Christopher Tounsel is Catherine Shultz Rein Early Career Professor in the College of the Liberal Arts and Assistant Professor of History and African Studies at Pennsylvania State University. In his new book book Chosen Peoples: Christianity and Political Imagination in South Sudan he investigates the centrality of Christian worldviews to the ideological construction of South Sudan from the early twentieth century to the present.
On July 9th, the East African nation of South Sudan will celebrate its tenth anniversary of independence. One may expect that customary nationalist symbols will be on full display in the capital city of Juba and throughout the country. The red, green and black-striped national flag adorned with its shining yellow star will wave; public officials will make commemorative speeches; and the following lyrics from the national anthem will fill the air:
We praise and glorify You
For Your grace on South Sudan,
Land of great abundance
Uphold us united in peace and harmony…
Oh God, bless South Sudan!”
The first stanza of ‘South Sudan Oyee’ is indicative of another foundational element of South Sudanese nationalism: Christian theology. This became apparent to me when I was in the capital city of Juba in July 2012, when raucous festivities marked the first anniversary of independence. In a speech made in the shadows of the city’s All Saints’ Cathedral, one speaker shared that after liberation hero John Garang’s death ‘God in his mercy [gave] us a Joshua with unique talent and wisdom who took us through the days of difficulty’. Joshua, in this paradigm, was President Salva Kiir. Another speaker alluded to the Hebrew captivity in Egypt by thanking God for giving them independence, leading His children across the river, and ending their slavery. In these ways and more, it was evident that independence was more than a political occasion; it was a religious moment as well.
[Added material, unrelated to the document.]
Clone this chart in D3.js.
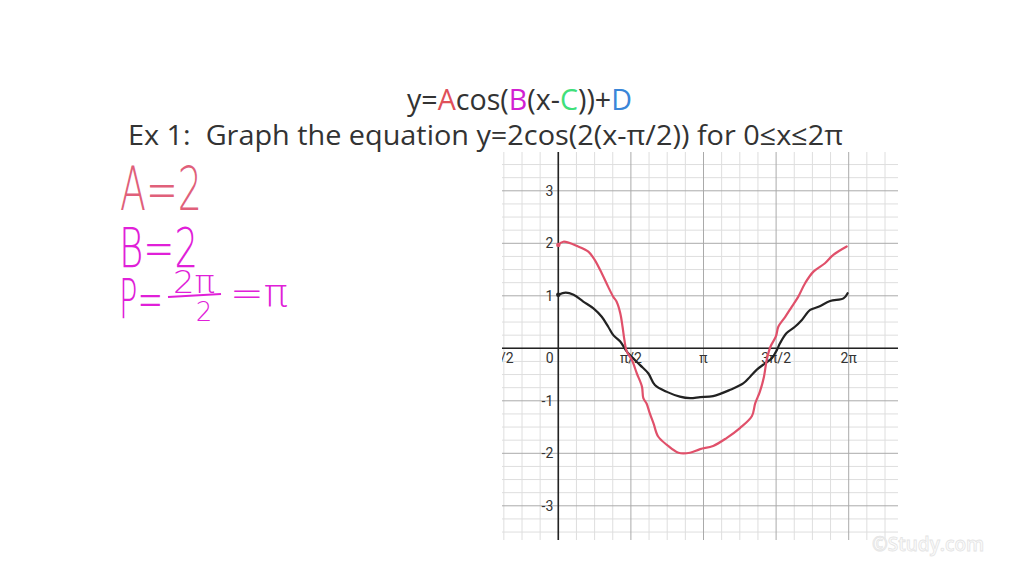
<!DOCTYPE html>
<html><head><meta charset="utf-8">
<script src="https://cdn.jsdelivr.net/npm/d3@7"></script>
<style>body{margin:0;background:#fff}svg{display:block}</style>
</head><body><svg id="c" width="1024" height="576"></svg>
<script>
// hand-drawn curves (x in radians)
const redX = [0.00,0.11,0.43,0.65,0.79,0.94,1.08,1.19,1.26,1.34,1.39,1.43,1.48,1.59,1.70,1.81,1.84,1.91,1.98,2.06,2.16,2.35,2.60,2.85,3.07,3.35,3.64,3.93,4.19,4.26,4.36,4.45,4.51,4.59,4.71,4.76,4.91,5.05,5.19,5.34,5.52,5.77,5.95,6.24];
const redY = [1.97,2.03,1.94,1.84,1.68,1.43,1.17,0.98,0.89,0.67,0.41,0.16,-0.06,-0.22,-0.48,-0.73,-0.95,-1.05,-1.24,-1.43,-1.68,-1.84,-1.99,-1.99,-1.92,-1.86,-1.71,-1.52,-1.29,-1.05,-0.83,-0.54,-0.22,0.03,0.23,0.41,0.60,0.79,0.98,1.24,1.46,1.62,1.78,1.94];
const blackX = [0.00,0.16,0.33,0.54,0.76,0.94,1.08,1.19,1.34,1.48,1.55,1.77,1.95,2.09,2.35,2.63,2.85,3.07,3.35,3.72,4.00,4.15,4.29,4.47,4.62,4.73,4.80,4.94,5.12,5.27,5.45,5.63,5.88,6.17,6.26];
const blackY = [1.02,1.06,1.02,0.89,0.76,0.60,0.41,0.25,0.13,-0.06,-0.13,-0.32,-0.48,-0.70,-0.83,-0.92,-0.95,-0.93,-0.91,-0.79,-0.67,-0.54,-0.41,-0.29,-0.19,-0.03,0.10,0.29,0.41,0.54,0.73,0.79,0.90,0.95,1.05];
const xTickVals = [-Math.PI/2, 0, Math.PI/2, Math.PI, 3*Math.PI/2, 2*Math.PI];
const xTickLabels = ["-π/2","0","π/2","π","3π/2","2π"];
const yTickVals = [-3,-2,-1,1,2,3];
const yTickLabels = ["-3","-2","-1","1","2","3"];

const svg = d3.select("#c");
const x = d3.scaleLinear().domain([0, 2*Math.PI]).range([558.3, 848.7]);
const y = d3.scaleLinear().domain([0, 3]).range([348.3, 190.8]);
const L = 502, R = 898, T = 152, B = 540;

svg.append("defs").append("clipPath").attr("id","gc")
  .append("rect").attr("x",L).attr("y",T).attr("width",R-L).attr("height",B-T);

const g = svg.append("g").attr("clip-path","url(#gc)");
// minor grid
g.selectAll(".mx").data(d3.range(-5,21).filter(k=>k%4!==0)).enter().append("line")
  .attr("x1",k=>x(k*Math.PI/8)).attr("x2",k=>x(k*Math.PI/8)).attr("y1",T).attr("y2",B)
  .attr("stroke","#dedede").attr("stroke-width",1);
g.selectAll(".my").data(d3.range(-16,17).filter(j=>j%4!==0)).enter().append("line")
  .attr("y1",j=>y(j/4)).attr("y2",j=>y(j/4)).attr("x1",L).attr("x2",R)
  .attr("stroke","#dedede").attr("stroke-width",1);
// major grid
g.selectAll(".Mx").data(d3.range(-1,5)).enter().append("line")
  .attr("x1",k=>x(k*Math.PI/2)).attr("x2",k=>x(k*Math.PI/2)).attr("y1",T).attr("y2",B)
  .attr("stroke","#aaaaaa").attr("stroke-width",1);
g.selectAll(".My").data(d3.range(-4,5)).enter().append("line")
  .attr("y1",j=>y(j)).attr("y2",j=>y(j)).attr("x1",L).attr("x2",R)
  .attr("stroke","#aaaaaa").attr("stroke-width",1);
// axes
g.append("line").attr("x1",L).attr("x2",R).attr("y1",y(0)).attr("y2",y(0)).attr("stroke","#222").attr("stroke-width",1.6);
g.append("line").attr("x1",x(0)).attr("x2",x(0)).attr("y1",T).attr("y2",B).attr("stroke","#222").attr("stroke-width",1.6);

// tick labels
const lab = g.append("g").attr("font-family","Roboto, sans-serif").attr("font-size",14).attr("fill","#333");
lab.selectAll(".xl").data(xTickVals).enter().append("text")
  .attr("x",(d,i)=> i===0 ? x(d)+28 : (i===1 ? x(d)-8.5 : x(d)))
  .attr("y",y(0)+15)
  .attr("text-anchor",(d,i)=> i===0 ? "end" : "middle")
  .text((d,i)=>xTickLabels[i]);
lab.selectAll(".yl").data(yTickVals).enter().append("text")
  .attr("x",x(0)-5).attr("y",d=>y(d)+5).attr("text-anchor","end")
  .text((d,i)=>yTickLabels[i]);

// curves
const line = d3.line().curve(d3.curveCatmullRom.alpha(0.5));
g.append("path").attr("d", line(blackX.map((v,i)=>[x(v), y(blackY[i])])))
  .attr("fill","none").attr("stroke","#222").attr("stroke-width",2.2).attr("stroke-linejoin","round").attr("stroke-linecap","round");
g.append("path").attr("d", line(redX.map((v,i)=>[x(v), y(redY[i])])))
  .attr("fill","none").attr("stroke","#e0506a").attr("stroke-width",2.2).attr("stroke-linejoin","round").attr("stroke-linecap","round");
g.append("circle").attr("cx",x(blackX[0])).attr("cy",y(blackY[0])).attr("r",2.2).attr("fill","#222");
g.append("circle").attr("cx",x(redX[0])).attr("cy",y(redY[0])).attr("r",2.2).attr("fill","#e0506a");

// titles
const t1 = svg.append("text").attr("x",519.5).attr("y",110).attr("text-anchor","middle")
  .attr("font-family","'Open Sans', sans-serif").attr("font-size",28.5).attr("fill","#333")
  .attr("textLength",225).attr("lengthAdjust","spacingAndGlyphs");
[["y=","#333"],["A","#e0505a"],["cos(","#333"],["B","#d21fd2"],["(x-","#333"],["C","#3fe07a"],["))+","#333"],["D","#3a86d8"]]
  .forEach(([s,c])=>t1.append("tspan").attr("fill",c).text(s));
svg.append("text").attr("x",128).attr("y",144.5).attr("font-family","'Open Sans', sans-serif")
  .attr("font-size",28).attr("fill","#333").attr("xml:space","preserve")
  .attr("textLength",715).attr("lengthAdjust","spacingAndGlyphs")
  .text("Ex 1:  Graph the equation y=2cos(2(x-π/2)) for 0≤x≤2π");

// handwritten notes
const hw = svg.append("g").attr("font-family","'DejaVu Sans', sans-serif").attr("font-weight",200);
hw.append("text").attr("x",120).attr("y",210).attr("font-size",60).attr("fill","#e0607a")
  .attr("textLength",82).attr("lengthAdjust","spacingAndGlyphs").text("A=2");
hw.append("text").attr("x",119).attr("y",267).attr("font-size",55).attr("fill","#e020d8")
  .attr("textLength",79).attr("lengthAdjust","spacingAndGlyphs").text("B=2");
hw.append("text").attr("x",119).attr("y",318).attr("font-size",55).attr("fill","#e020d8")
  .attr("textLength",44).attr("lengthAdjust","spacingAndGlyphs").text("P=");
hw.append("text").attr("x",194).attr("y",293).attr("font-size",32).attr("text-anchor","middle").attr("fill","#e020d8")
  .attr("textLength",42).attr("lengthAdjust","spacingAndGlyphs").text("2π");
hw.append("line").attr("x1",168).attr("x2",221).attr("y1",297).attr("y2",294).attr("stroke","#e020d8").attr("stroke-width",2.2);
hw.append("text").attr("x",204).attr("y",321).attr("font-size",26).attr("text-anchor","middle").attr("fill","#e020d8").text("2");
hw.append("text").attr("x",230).attr("y",306).attr("font-size",38).attr("fill","#e020d8")
  .attr("textLength",58).attr("lengthAdjust","spacingAndGlyphs").text("=π");

// watermark
svg.append("text").attr("x",872).attr("y",551).attr("font-family","'Open Sans', sans-serif").attr("font-weight",600)
  .attr("font-size",19).attr("fill","#fcfcfc").attr("stroke","#e4e4e4").attr("stroke-width",0.8).text("©Study.com");
</script></body></html>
In Chosen Peoples: Christianity and Political Imagination in South Sudan, I explore how Southern Sudanese intellectuals used Judeo-Christian Scriptures to frame their struggle for political self-determination. Included in the “Religious Cultures of African and African Diaspora Peoples” series, the book examines how clerics, soldiers, refugees and others laid the ideological foundations of the South Sudanese nation-state. During Sudan’s lengthy postcolonial civil wars, Southern Sudanese envisioned themselves as a “chosen people” destined for liberation while Arabs and Muslims were likened to oppressors in the Biblical tradition of Babylon, Egypt, and the Philistines. South Sudan presents a unique case in African Christianity whereby ideologues aimed liberatory, nationalist Christian thought against non-white and non-Christian co-citizens.
Even after the country crossed the proverbial Jordan to entered the Promised Land of nationhood, various clerics, politicians and bloggers continued to employ Biblical framings to issues of social and political concern. These individuals, ranging from recently-deceased Archbishop Paulino Loro to President Kiir himself, articulated political theology despite the absence of Northern Sudanese Arab Muslim ‘oppressors.’ Such discursive behavior showed that South Sudanese religious nationalism is—and never was—based exclusively in anti-Islamization.
Independence, however, has been far from ‘milk and honey.’ The national anthem’s plea for God to uphold the nation in harmonious peace struck with particular irony when the young nation became embroiled in an ethnically divisive civil war in December 2013. Tens of thousands lost their lives, and hundreds of thousands were forced from their homes. What became of the liberation theology that was supposed to reach its poetic conclusion with political sovereignty? While the conflict debunked any notion that Southerners felt a sense of pan-Christian solidarity strong enough to subsume ethnicity or prevent ethnic tension, it also produced a dynamic crucible of religious thought. Religious thought still functioned as a political technology despite the changed scope of who and what constituted us and them, good and evil, heroes and villains. Despite the trials that have characterized freedom’s first decade, South Sudanese have not forsaken the idea that the spiritual is intimately connected with the material, or that Scripture is a useful political resource with a pertinent word for every situation.
As South Sudan prepares for its decennial next month, the prospects for the country’s second decade are filled with uncertainties. Though the civil war is officially over, will relations between the Dinka and the Nuer—the two primary ethnic groups engaged in the conflict—improve or decline? How long will it take for the country to healthily emerge from the COVID-19 crisis? How will South Sudan relate to its former enemy Sudan now that its longtime autocrat Omar al-Bashir is no longer in power? Though the answers to these questions remain to be seen, history suggests this South Sudanese will continue to inject theology into public, political discourse. While the United States has displayed how destructive and divisive Christian nationalism can be, South Sudan may offer a more constructive interplay of religion, state, faith and politics.